Thursday, February 7, 2008

Boys, Boys, Boys


Baby Dad and I watched "Shooter" last night. It has Mark Wahlberg in it who plays a sniper and the movie is well-rounded dopeness. Well, afterwards I knew predictably that Baby Dad was gonna have to get on Call of Duty 4 and pretend like he's shanking and sniping dudes.

Now, this reminds me of when I was a kid and my brother and I would watch 80's Jean-Claude Van Damme and right as the credits would begin to roll I would catch a glimpse of a 200 pound blur in my left peripheral. In a second my jugular would be attacked by a British Knight and I'd by on the floor in the fetal position. This would also apply to WWF. I'd be laying on the couch minding my business when I'd see my brother launching off the arm of the sofa, yelling "DDT!!!!!" and would get a good blow to the ribs and the wind knocked out of me. I was also an unwilling opponent in arm wrestling after every "Over the Top" viewing at our house. If we had a scorpion laying around, you best believe I wouldn't have a hand to type right now.

Why must guys do this? It seems to be a reflex and nothing even premeditated...just a primal instinct to internalize the violence and unleash it on the nearest innocent bystander.

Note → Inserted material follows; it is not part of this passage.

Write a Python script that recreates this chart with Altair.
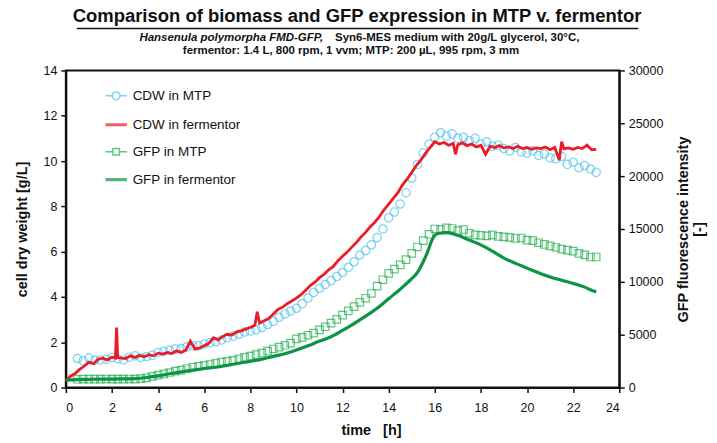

Women are perfectly satisfied living vicariously and thinking "Oh, it would be nice to be so badass." Not boys...they've got something to prove in 10 minutes and then they're back to reality.

I expect some explanations....

-LC

1 comment:

Anonymous said...

I'm convinced I'm flat-chested because when I was young, my two older brothers would jump off the couch and land on me Jimmy Superfly Snuka style after watching WWF. My boobs ache just thinking about it...phantom pains.